*What needs to be done*.
Reproduce each record below exactly as written.
* BEGIN Listed entries *
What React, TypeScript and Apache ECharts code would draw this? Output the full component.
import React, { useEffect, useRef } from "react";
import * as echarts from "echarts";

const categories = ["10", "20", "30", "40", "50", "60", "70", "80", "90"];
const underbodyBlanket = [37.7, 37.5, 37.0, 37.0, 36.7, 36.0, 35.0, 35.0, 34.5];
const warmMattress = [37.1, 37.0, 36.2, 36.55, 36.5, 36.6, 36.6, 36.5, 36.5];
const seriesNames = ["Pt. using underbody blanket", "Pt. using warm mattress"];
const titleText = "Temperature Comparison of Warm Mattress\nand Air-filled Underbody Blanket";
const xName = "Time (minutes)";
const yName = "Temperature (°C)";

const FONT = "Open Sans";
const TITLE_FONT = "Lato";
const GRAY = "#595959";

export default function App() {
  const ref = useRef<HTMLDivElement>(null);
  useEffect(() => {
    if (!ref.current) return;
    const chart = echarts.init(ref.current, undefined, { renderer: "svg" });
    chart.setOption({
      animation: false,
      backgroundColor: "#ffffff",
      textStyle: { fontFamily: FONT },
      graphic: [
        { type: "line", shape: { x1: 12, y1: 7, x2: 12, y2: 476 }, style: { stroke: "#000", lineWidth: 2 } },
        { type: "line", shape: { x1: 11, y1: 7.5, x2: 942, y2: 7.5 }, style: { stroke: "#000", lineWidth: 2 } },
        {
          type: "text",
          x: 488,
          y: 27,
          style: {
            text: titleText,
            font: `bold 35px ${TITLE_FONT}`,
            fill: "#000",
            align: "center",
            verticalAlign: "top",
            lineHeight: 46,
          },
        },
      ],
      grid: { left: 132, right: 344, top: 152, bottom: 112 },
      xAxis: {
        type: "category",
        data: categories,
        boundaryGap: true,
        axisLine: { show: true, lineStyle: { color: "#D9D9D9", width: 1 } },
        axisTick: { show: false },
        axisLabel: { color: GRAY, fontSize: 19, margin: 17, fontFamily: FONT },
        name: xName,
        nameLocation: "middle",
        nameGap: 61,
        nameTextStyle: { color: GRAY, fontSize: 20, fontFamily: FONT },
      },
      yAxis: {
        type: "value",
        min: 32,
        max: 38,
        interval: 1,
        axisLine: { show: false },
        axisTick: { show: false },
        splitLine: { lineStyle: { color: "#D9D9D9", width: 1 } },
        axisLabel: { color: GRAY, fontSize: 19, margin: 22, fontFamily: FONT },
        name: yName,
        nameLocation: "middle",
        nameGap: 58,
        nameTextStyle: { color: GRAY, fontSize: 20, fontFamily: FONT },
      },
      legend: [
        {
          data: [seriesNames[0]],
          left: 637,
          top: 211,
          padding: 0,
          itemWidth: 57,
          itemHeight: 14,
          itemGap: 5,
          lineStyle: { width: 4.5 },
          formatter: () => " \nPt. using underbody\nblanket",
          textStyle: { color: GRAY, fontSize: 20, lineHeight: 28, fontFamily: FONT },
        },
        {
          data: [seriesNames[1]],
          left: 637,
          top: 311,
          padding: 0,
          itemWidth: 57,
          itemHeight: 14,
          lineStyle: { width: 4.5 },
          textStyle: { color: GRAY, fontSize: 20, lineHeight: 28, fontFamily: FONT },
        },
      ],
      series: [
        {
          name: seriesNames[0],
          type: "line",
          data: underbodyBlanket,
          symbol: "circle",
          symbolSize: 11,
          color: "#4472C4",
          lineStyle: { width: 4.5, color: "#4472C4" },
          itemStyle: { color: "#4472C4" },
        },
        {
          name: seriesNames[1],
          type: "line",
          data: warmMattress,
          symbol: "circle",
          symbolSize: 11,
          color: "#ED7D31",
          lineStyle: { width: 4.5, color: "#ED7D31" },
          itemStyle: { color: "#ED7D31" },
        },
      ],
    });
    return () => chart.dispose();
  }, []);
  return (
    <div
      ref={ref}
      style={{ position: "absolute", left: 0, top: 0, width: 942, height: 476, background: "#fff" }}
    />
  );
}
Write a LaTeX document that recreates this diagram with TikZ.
* END Listed entries *
*Problem solution*.
What React, TypeScript and Apache ECharts code would draw this? Output the full component.
import React, { useEffect, useRef } from "react";
import * as echarts from "echarts";

const categories = ["10", "20", "30", "40", "50", "60", "70", "80", "90"];
const underbodyBlanket = [37.7, 37.5, 37.0, 37.0, 36.7, 36.0, 35.0, 35.0, 34.5];
const warmMattress = [37.1, 37.0, 36.2, 36.55, 36.5, 36.6, 36.6, 36.5, 36.5];
const seriesNames = ["Pt. using underbody blanket", "Pt. using warm mattress"];
const titleText = "Temperature Comparison of Warm Mattress\nand Air-filled Underbody Blanket";
const xName = "Time (minutes)";
const yName = "Temperature (°C)";

const FONT = "Open Sans";
const TITLE_FONT = "Lato";
const GRAY = "#595959";

export default function App() {
  const ref = useRef<HTMLDivElement>(null);
  useEffect(() => {
    if (!ref.current) return;
    const chart = echarts.init(ref.current, undefined, { renderer: "svg" });
    chart.setOption({
      animation: false,
      backgroundColor: "#ffffff",
      textStyle: { fontFamily: FONT },
      graphic: [
        { type: "line", shape: { x1: 12, y1: 7, x2: 12, y2: 476 }, style: { stroke: "#000", lineWidth: 2 } },
        { type: "line", shape: { x1: 11, y1: 7.5, x2: 942, y2: 7.5 }, style: { stroke: "#000", lineWidth: 2 } },
        {
          type: "text",
          x: 488,
          y: 27,
          style: {
            text: titleText,
            font: `bold 35px ${TITLE_FONT}`,
            fill: "#000",
            align: "center",
            verticalAlign: "top",
            lineHeight: 46,
          },
        },
      ],
      grid: { left: 132, right: 344, top: 152, bottom: 112 },
      xAxis: {
        type: "category",
        data: categories,
        boundaryGap: true,
        axisLine: { show: true, lineStyle: { color: "#D9D9D9", width: 1 } },
        axisTick: { show: false },
        axisLabel: { color: GRAY, fontSize: 19, margin: 17, fontFamily: FONT },
        name: xName,
        nameLocation: "middle",
        nameGap: 61,
        nameTextStyle: { color: GRAY, fontSize: 20, fontFamily: FONT },
      },
      yAxis: {
        type: "value",
        min: 32,
        max: 38,
        interval: 1,
        axisLine: { show: false },
        axisTick: { show: false },
        splitLine: { lineStyle: { color: "#D9D9D9", width: 1 } },
        axisLabel: { color: GRAY, fontSize: 19, margin: 22, fontFamily: FONT },
        name: yName,
        nameLocation: "middle",
        nameGap: 58,
        nameTextStyle: { color: GRAY, fontSize: 20, fontFamily: FONT },
      },
      legend: [
        {
          data: [seriesNames[0]],
          left: 637,
          top: 211,
          padding: 0,
          itemWidth: 57,
          itemHeight: 14,
          itemGap: 5,
          lineStyle: { width: 4.5 },
          formatter: () => " \nPt. using underbody\nblanket",
          textStyle: { color: GRAY, fontSize: 20, lineHeight: 28, fontFamily: FONT },
        },
        {
          data: [seriesNames[1]],
          left: 637,
          top: 311,
          padding: 0,
          itemWidth: 57,
          itemHeight: 14,
          lineStyle: { width: 4.5 },
          textStyle: { color: GRAY, fontSize: 20, lineHeight: 28, fontFamily: FONT },
        },
      ],
      series: [
        {
          name: seriesNames[0],
          type: "line",
          data: underbodyBlanket,
          symbol: "circle",
          symbolSize: 11,
          color: "#4472C4",
          lineStyle: { width: 4.5, color: "#4472C4" },
          itemStyle: { color: "#4472C4" },
        },
        {
          name: seriesNames[1],
          type: "line",
          data: warmMattress,
          symbol: "circle",
          symbolSize: 11,
          color: "#ED7D31",
          lineStyle: { width: 4.5, color: "#ED7D31" },
          itemStyle: { color: "#ED7D31" },
        },
      ],
    });
    return () => chart.dispose();
  }, []);
  return (
    <div
      ref={ref}
      style={{ position: "absolute", left: 0, top: 0, width: 942, height: 476, background: "#fff" }}
    />
  );
}
Write a LaTeX document that recreates this diagram with TikZ.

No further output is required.